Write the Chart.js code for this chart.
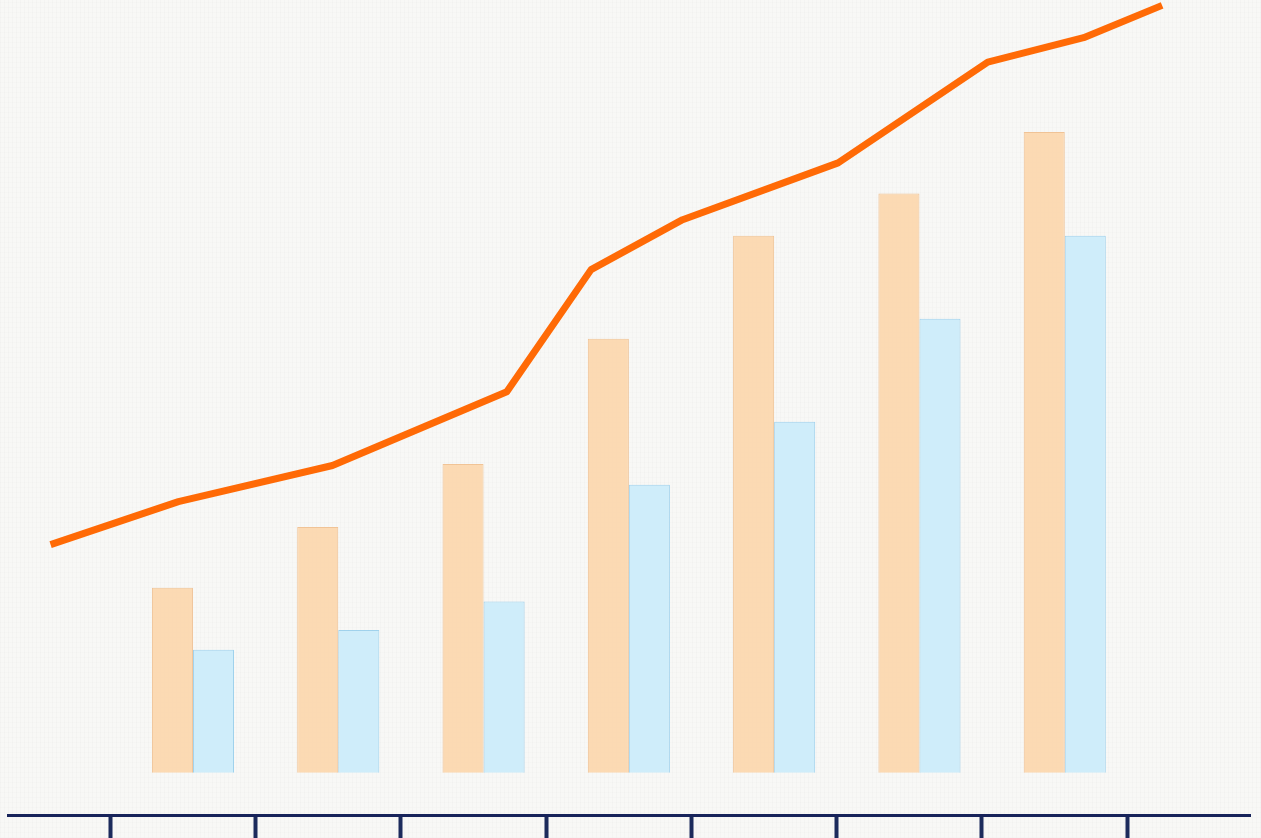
<!DOCTYPE html>
<html>
<head>
<meta charset="utf-8">
<script src="https://cdn.jsdelivr.net/npm/chart.js@4/dist/chart.umd.min.js"></script>
<style>
  html, body {
    margin: 0;
    padding: 0;
    background-color: #f8f8f6;
    background-image:
      repeating-linear-gradient(90deg, rgba(200, 200, 200, 0.08) 0px, rgba(200, 200, 200, 0.08) 1px, transparent 1px, transparent 4px),
      repeating-linear-gradient(0deg, rgba(210, 210, 210, 0.07) 0px, rgba(210, 210, 210, 0.07) 1px, transparent 1px, transparent 5px);
  }
  #wrap {
    position: relative;
    width: 1261px;
    height: 838px;
  }
</style>
</head>
<body>
<div id="wrap"><canvas id="mainChart"></canvas></div>
<script>
// Categories (no labels are shown in the picture)
const categories = ["1", "2", "3", "4", "5", "6", "7"];

// Bar series
const orangeValues = [24.1, 32.0, 40.2, 56.5, 69.9, 75.4, 83.4];
const blueValues = [16.0, 18.6, 22.3, 37.5, 45.7, 59.1, 69.9];

// Trend line (x on the same linear axis as the categories)
const lineX = [0.02, 0.9, 1.96, 3.16, 3.74, 4.37, 5.44, 6.47, 7.13, 7.67];
const lineY = [29.7, 35.3, 40.0, 49.6, 65.5, 72.0, 79.4, 92.5, 95.7, 99.9];

// Tick marks on the x axis (between the groups)
const tickValues = [0.43, 1.43, 2.43, 3.43, 4.43, 5.43, 6.43, 7.43];

const ctx = document.getElementById("mainChart").getContext("2d");

const chart = new Chart(ctx, {
  type: "bar",
  data: {
    datasets: [
      {
        type: "line",
        label: "Trend",
        data: lineX.map((x, i) => ({ x: x, y: lineY[i] })),
        borderColor: "#ff6a06",
        borderWidth: 7,
        pointRadius: 0,
        tension: 0,
        borderJoinStyle: "round",
        clip: false,
        order: 0,
      },
      {
        label: "Series A",
        data: categories.map((c, i) => ({ x: i + 1, y: orangeValues[i] })),
        backgroundColor: "rgba(252, 214, 172, 0.9)",
        borderColor: "rgba(240, 190, 140, 0.9)",
        borderWidth: 1,
        order: 1,
      },
      {
        label: "Series B",
        data: categories.map((c, i) => ({ x: i + 1, y: blueValues[i] })),
        backgroundColor: "rgba(204, 236, 250, 0.95)",
        borderColor: "rgba(150, 205, 235, 0.9)",
        borderWidth: 1,
        order: 1,
      },
    ],
  },
  options: {
    responsive: true,
    maintainAspectRatio: false,
    animation: false,
    categoryPercentage: 0.565,
    barPercentage: 1,
    layout: {
      padding: { left: 8, right: 11, top: 0, bottom: 0 },
    },
    scales: {
      x: {
        type: "linear",
        offset: false, // bar charts turn this on by default
        min: -0.273,
        max: 8.275,
        afterBuildTicks: (scale) => {
          scale.ticks = tickValues.map((v) => ({ value: v }));
        },
        ticks: { display: false },
        grid: {
          offset: false,
          drawOnChartArea: false,
          drawTicks: true,
          tickLength: 23,
          tickWidth: 4,
          color: "#1c2b5c",
        },
        border: {
          display: true,
          color: "#17235a",
          width: 3,
        },
      },
      y: {
        display: false,
        min: -5.5,
        max: 100.6,
      },
    },
    plugins: {
      legend: { display: false },
      tooltip: { enabled: false },
    },
  },
});
</script>
</body>
</html>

# # # #

§ **Exercise goal**
Every line above that contains the word "this" should be reported.

§ **Final result**
Write the Chart.js code for this chart.
        offset: false, // bar charts turn this on by default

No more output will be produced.